Oh, Bill, My beloved husband, my wonderful life partner, the one person in this world to whom I can turn for anything and everything…except advice about insomnia. Because you see, darling, dear, love of my life, “Just lay down and go to sleep” isn’t how it works, but I do appreciate that you were trying to help. Well, except the part where you woke me up to feed the baby, despite the 22 oz. of breastmilk stored in our freezer and despite the fact that you’re well aware of how much sleep I’ve been getting (or not getting). I’m not quite sure why you believed waking me up would further you on your oft-stated goal to help me sleep, but I’m sure you meant well. /sarcasm
How do you explain insomnia to someone who can fall asleep nearly at will?

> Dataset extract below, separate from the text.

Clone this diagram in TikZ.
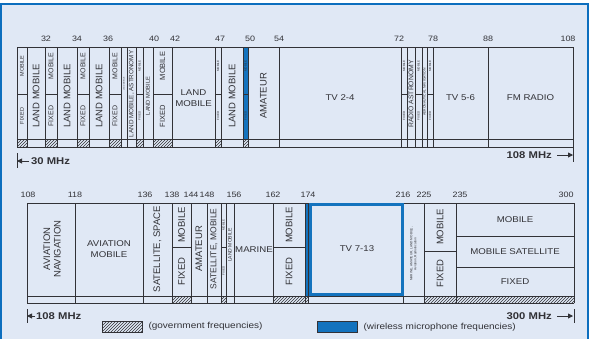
\documentclass[tikz,border=0pt]{standalone}
\usepackage{fontspec}
\setmainfont{Liberation Sans}
\newfontfamily\widesans[FakeStretch=1.15]{Liberation Sans}
\usetikzlibrary{positioning, arrows.meta, patterns}
\definecolor{panelBg}{RGB}{224, 232, 245}
\definecolor{panelEdge}{RGB}{12, 110, 190}
\definecolor{chartLine}{RGB}{50, 50, 55}
\definecolor{micBlue}{RGB}{20, 115, 190}

\begin{document}
\begin{tikzpicture}[
    x=1pt, y=-1pt,
    chartrule/.style={draw=chartLine, line width=0.6pt},
    freq/.style={
        font=\widesans\fontsize{7.8}{8}\selectfont,
        text=chartLine,
        inner sep=0pt
    },
    flat/.style={
        font=\widesans\fontsize{8.4}{11.5}\selectfont,
        text=chartLine,
        align=center,
        inner sep=0pt
    },
    upright/.style={
        font=\fontsize{9.5}{10.5}\selectfont,
        text=chartLine,
        align=center,
        inner sep=0pt,
        rotate=90
    },
    narrow/.style={upright, font=\fontsize{6.8}{7.5}\selectfont},
    minute/.style={upright, font=\fontsize{3}{3.6}\selectfont},
    govhatch/.style={pattern=north east lines, pattern color=chartLine},
    micfill/.style={fill=micBlue},
    rangetext/.style={
        font=\widesans\bfseries\fontsize{9.8}{10}\selectfont,
        text=chartLine,
        inner sep=0pt
    },
    rangearrow/.style={
        draw=chartLine,
        line width=0.9pt,
        -{Triangle[length=5pt, width=5pt]}
    },
    rangebar/.style={draw=chartLine, line width=0.8pt},
    keybox/.style={
        draw=chartLine,
        line width=0.6pt,
        minimum width=40pt,
        minimum height=11pt,
        inner sep=0pt
    },
    keytext/.style={
        font=\widesans\fontsize{8.7}{9}\selectfont,
        text=chartLine,
        inner sep=0pt
    }
]

\useasboundingbox (0,0) rectangle (594,338);

% ================= PANEL =================
\fill[panelBg] (1,4) rectangle (588,340);
\draw[panelEdge, line width=2.4pt] (1,340) -- (1,4) -- (588,4) -- (588,340);

% ================= 30 - 108 MHz =================
\foreach \a/\b in {17/27,45/57,77/89,109/121,136/143,153/172,215/221,243/248}
    \fill[govhatch] (\a,139) rectangle (\b,147);
\fill[micfill] (243,47) rectangle (248,139);

\foreach \x in {17,27,45,57,77,89,109,121,127,136,143,153,172,215,221,243,248,279,401,407,415,422,427,433,488,573}
    \draw[chartrule] (\x,47) -- (\x,147);
\foreach \y in {47,139,147}
    \draw[chartrule] (17,\y) -- (573,\y);
\foreach \a/\b in {17/27,45/57,77/89,109/121,136/143,153/172,215/221,243/248,401/407,415/422,427/433}
    \draw[chartrule] (\a,94) -- (\b,94);

\foreach \x/\f in {46/32,77/34,108/36,154/40,175/42,220/47,250/50,279/54,399/72,433/78,488/88,568/108}
    \node[freq] (top\f) at (\x,39) {\f};

\foreach \a/\b/\s in {17/27/5.5,45/57/7,77/89/7,109/121/7,153/172/7.5} {
    \node[upright, font=\fontsize{\s}{\s}\selectfont] (mob\a) at ({(\a+\b)/2},66) {MOBILE};
    \node[upright, font=\fontsize{\s}{\s}\selectfont] (fix\a) at ({(\a+\b)/2},116) {FIXED};
}
\foreach \a/\b in {136/143,215/221,243/248,401/407,415/422,427/433} {
    \node[minute] (mob\a) at ({(\a+\b)/2},66) {MOBILE};
    \node[minute] (fix\a) at ({(\a+\b)/2},116) {FIXED};
}

\node[upright] (land27) at (36,96) {LAND MOBILE};
\node[upright] (land57) at (67,96) {LAND MOBILE};
\node[upright] (land89) at (99,96) {LAND MOBILE};
\node[minute, font=\fontsize{2}{2}\selectfont] (land121) at (124,84) {LAND MOBILE};
\node[narrow, font=\fontsize{6.3}{7}\selectfont] (astro127) at (131.5,94) {LAND MOBILE, ASTRONOMY};
\node[narrow, font=\fontsize{5.7}{6}\selectfont] (land143) at (148,96) {LAND MOBILE};
\node[flat] (land172) at (193.5,98) {LAND\\MOBILE};
\node[upright] (land221) at (232,96) {LAND MOBILE};
\node[upright] (amateur248) at (263.5,96) {AMATEUR};
\node[flat] (tv24) at (340,98) {TV 2-4};
\node[narrow] (radioastro) at (411,94) {RADIO ASTRONOMY};
\node[minute, font=\fontsize{3.4}{4}\selectfont] (aeronav) at (424.5,92) {AERONAUTICAL NAVIGATION};
\node[flat] (tv56) at (460.5,98) {TV 5-6};
\node[flat] (fmradio) at (530.5,98) {FM RADIO};

\node[rangetext, anchor=west] (lo30) at (31,161) {30 MHz};
\coordinate (lo30end) at (17,161);
\draw[rangearrow] ([xshift=-2pt]lo30.west) -- (lo30end);
\draw[rangebar] (17,153) -- (17,168);

\node[rangetext, anchor=east] (hi108) at (552,155) {108 MHz};
\coordinate (hi108end) at (573,155);
\draw[rangearrow] ([xshift=5pt]hi108.east) -- (hi108end);
\draw[rangebar] (573,147) -- (573,162);

% ================= 108 - 300 MHz =================
\foreach \a/\b in {172/191,221/226,273/308,424/574}
    \fill[govhatch] (\a,296) rectangle (\b,303);
\fill[micfill] (305,203) rectangle (308,296);

\foreach \x in {27,75,143,172,191,207,221,226,234,273,305,308,403,424,456,574}
    \draw[chartrule] (\x,203) -- (\x,303);
\foreach \y in {203,296,303}
    \draw[chartrule] (27,\y) -- (574,\y);
\foreach \a/\b/\m in {172/191/247,221/226/247,273/305/247,424/456/251,456/574/236,456/574/267}
    \draw[chartrule] (\a,\m) -- (\b,\m);
\draw[micBlue, line width=3pt] (310.5,204.5) rectangle (402,294.5);

\foreach \x/\f in {28/108,75/118,145/136,172/138,191/144,207/148,234/156,273/162,308/174,403/216,424/225,460/235,566/300}
    \node[freq] (bot\f) at (\x,195) {\f};

\node[upright] (avnav) at (52,249) {AVIATION\\NAVIGATION};
\node[flat] (avmob) at (109,249) {AVIATION\\MOBILE};
\node[upright] (satspace) at (157.5,249) {SATELLITE, SPACE};
\node[upright] (amateur191) at (199,249) {AMATEUR};
\node[upright, font=\fontsize{8.5}{9}\selectfont] (satmob) at (214,249) {SATELLITE, MOBILE};
\node[narrow, font=\fontsize{5}{5}\selectfont] (land226) at (230,245) {LAND MOBILE};
\node[flat] (marine) at (254,250) {MARINE};
\node[flat] (tv713) at (357,249) {TV 7-13};
\node[minute, font=\fontsize{3.2}{3.9}\selectfont] (mixed) at (413.5,254) {MARINE, AMATEUR, LAND MOBILE,\\Aviation, Radiolocation};

\foreach \a/\b/\m in {172/191/247,273/305/247,424/456/251} {
    \node[upright] (mob\a) at ({(\a+\b)/2},{(203+\m)/2}) {MOBILE};
    \node[upright] (fix\a) at ({(\a+\b)/2},{(\m+296)/2}) {FIXED};
}
\node[minute] (mob221) at (223.5,225) {MOBILE};
\node[minute] (fix221) at (223.5,271) {FIXED};

\node[flat] (mob456) at (515,219.5) {MOBILE};
\node[flat] (mobsat) at (515,251.5) {MOBILE SATELLITE};
\node[flat] (fix456) at (515,281.5) {FIXED};

\node[rangetext, anchor=west] (lo108) at (36,316) {108 MHz};
\coordinate (lo108end) at (27,316);
\draw[rangearrow] ([xshift=-1pt]lo108.west) -- (lo108end);
\draw[rangebar] (27,309) -- (27,323);

\node[rangetext, anchor=east] (hi300) at (552,316) {300 MHz};
\coordinate (hi300end) at (573,316);
\draw[rangearrow] ([xshift=5pt]hi300.east) -- (hi300end);
\draw[rangebar] (574,309) -- (574,323);

% ================= LEGEND =================
\node[keybox, govhatch] (govkey) at (122,326.5) {};
\node[keytext, right=6pt of govkey] (govtext) {(government frequencies)};
\node[keybox, micfill] (mickey) at (337,327) {};
\node[keytext, right=6pt of mickey] (mictext) {(wireless microphone frequencies)};

\end{tikzpicture}
\end{document}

How do you explain the fact that, despite being deliriously tired, you absolutely can’t fall asleep? How do you explain to someone that 3 hours of sleep is a tease and a taunt to your hope of recovering any sanity but plenty sufficient for your brain and body to say, “Sleep? No way!”? Further, how do you refrain from killing someone whose response to all this is, “Well, just lay down and go to sleep already”?
Send help (and by “help”, I know y’all know I mean “baked goods”). Probably in a few hours, I’ll need it to be shipped to our local jail, so make sure it’s a cake with a file in it, please?